Bağımsızlık Yolu Genel Sekreter Yardımcısı Münür Rahvancıoğlukamuya uzun zamandır gerekli yatırım yapılmadığını söyleyerek, vatandaşın ihtiyaçlarının ancak kamusal yatırımla karşılanabileceğini ifade etti.
Kamunun vatandaşına sosyal devletin öngördüğü asgari yaşam kalitesini sağlamakla ilgili hiçbir iddiası kalmadığını, Türkiye’de ve Kıbrıs’ta kaotik bir durum olduğunu savunan Rahvancıoğlu, bir an önce kamu otoritesinin ve güvencesinin sağlanması gerektiğini dile getirdi.

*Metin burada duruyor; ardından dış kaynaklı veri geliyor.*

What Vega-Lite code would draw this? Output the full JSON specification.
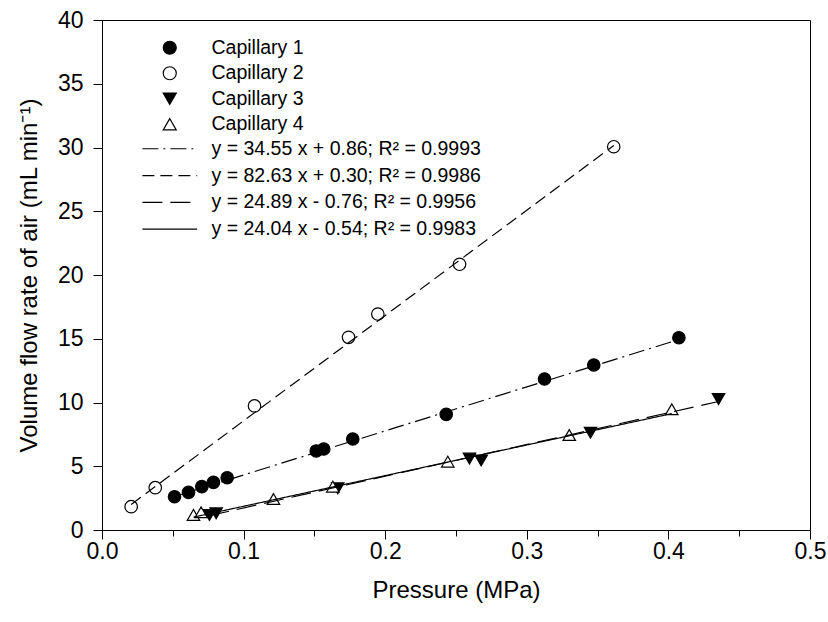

Bağımsızlık Yolu'ndan yapılan açıklamaya göre Rahvancıoğlu, Kuzey Kıbrıs TV’de gündemi değerlendirdi.
Depremle ilgili hissedilen sızının ortak olduğunu ifade eden ve baş sağlığı dilediğini yineleyen Rahvancıoğlu, “Bu sürecin müsebbibi kâr ve rant uğruna semirtilen inşaat sermayesidir” dedi.
Rahvancıoğlu, sürecin birkaç kişiyi “avlayarak” sona ermeyeceğini, sistemin sorgulanması gerektiğini vurgulayarak, Kıbrıs Türk toplumunun acıları birlikte göğüslemeyle ilgili tereddütü olmadığını de kaydetti.
Münür Rahvancıoğlu, “Teşviklerle, hibelerle sermayeyi besleyip büyüten ve ultra zengin tabaka yaratıp, paraya ihtiyaç olunca elini maaşlı insanların cebine atan zihniyeti kabul etmiyoruz. Yardıma ihtiyacın varsa neden teşvik dağıtıyorsun, teşvik dağıtabiliyorsan neden yardıma ihtiyacın var? Külliye inşaatına muazzam paralar harcanırken neden maaşlardan kesinti yapılıyor…?” ifadelerini kullandı.

-“Düzgün planlama için en önemli şey veri…”
Türkiye Cumhuriyeti’nin deprem bölgesindeki barınma, ısınma, su gibi insanın en temel ihtiyaçlarını karşılamada yetersiz kaldığını, süreci yanlış yönetildiğini, deprem sonrası ülkeye yaşanan göçle ilgili planlama da olmadığını savunan Rahvancıoğlu, düzgün planlama için en önemli şeyin veri olduğunu söyledi.

-“AKSA enerji üretiminin sırtındaki kambur”
AKSA, asgari ücret, iş kazaları, çalışma yaşamı gibi konularda da açıklamalarda bulunan Rahvancıoğlu, AKSA’nın enerji üretiminin sırtındaki kambur olduğunu ve derhal kamulaştırılması gerektiğini belirtti.
Sermayedarların aşırı kâr hevesiyle iş sağlığı güvenliği önlemlerinden feragat ettiğini, çalışma yaşamının birçok boyutundan sorumlu olan müfettişlerin de yetersiz kaldığını söyleyen Rahvancıoğlu, istihdam yapmak yerine var olan kişinin iş yükünü artıran işverene, özellikle de paket servisçilerin üzerindeki “acele et” baskısına işaret etti.
Sendikasız işçi çalıştırılmasının yasaklanması gerektiğini de yineleyen Rahvancıoğlu, asgari ücretin en düşük kamu maaşına endekslenmesini gerektiğini, iki ayda bir hem kamu maaşlarının hem de asgari ücretin enflasyona göre otomatik olarak arttırılmasını gerektiğini vurguladı.